Being a good sport, Palmer innocently agreed to videotape a Mcdonagh wedding. There he only briefly met James Quinn Mcdonagh, but he could still tell the big, outgoing man was one seriously bad cat. A few days later he received a call asking if he would like to record Mcdonagh’s upcoming bare-knuckle match with their sworn enemies, the Joyces. Game on.

For the Travellers, “fair play” refers to a bare-knuckle bout, impartially refereed by a member of a neutral clan. As the champion of his clan, James Quinn Mcdonagh will see a whole lot of fair play over the twelve years Palmer follows him. It seems like each match will be the big one that finally settles everything, but as soon as they are over, each side immediately starts provoking the other again.

This madness is for real. They really go at it. However, anyone with any boxing or martial arts background whatsoever will be appalled by their technique. Basically, the brawlers wail away at each others’ heads, leaving the frequently big white doughy midsections completely exposed.

Knuckle is epic in its knuckleheadedness. To his credit, James Quinn starts to tire of this vicious circle, recognizing it for what it is. Indeed, he might even be the Traveller equivalent of Nixon going to China, making some late overtures of reconciliation to the Joyces. Throughout the film though, it is always evident why Palmer was drawn to him as his primary focus. He has undeniable presence and a fearsome record fair-fighting.

Palmer clearly earned the trust of the Mcdonaghs, giving them due fair play in the sensitive manner he presents their lives. Yet, the Traveller women remained camera-shy, rarely appearing in Knuckle. Of course, it is hardly surprising, considering how testosterone-drenched the film is. Frankly, Palmer himself burned out on the insanity of the fighting, but was lured back with the promise of a legitimately climatic bout.

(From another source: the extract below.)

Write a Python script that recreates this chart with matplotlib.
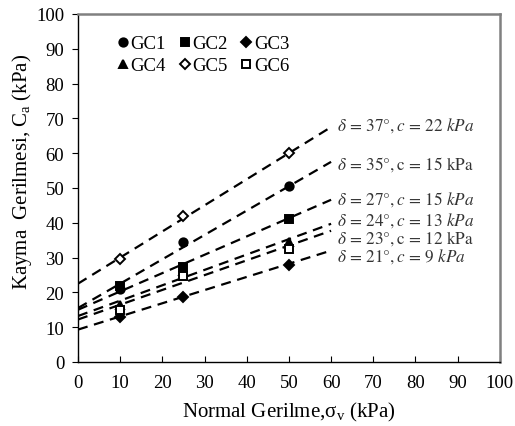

Without doubt, Knuckle is extreme nonfiction filmmaking. You just cannot help but shake your head at the sight of these grown men—senior citizens even—going at it. Chocked to the gills with attitude and action, it is nothing like the recent crop of quiet cerebral process-oriented documentaries, such as El Bulli. As a result, it is wildly entertaining, if perhaps in a guilty pleasure sort of way. Enthusiastically recommended hard-nosed cinema, Knuckle opens this Friday (12/9) in New York at the Cinema Village.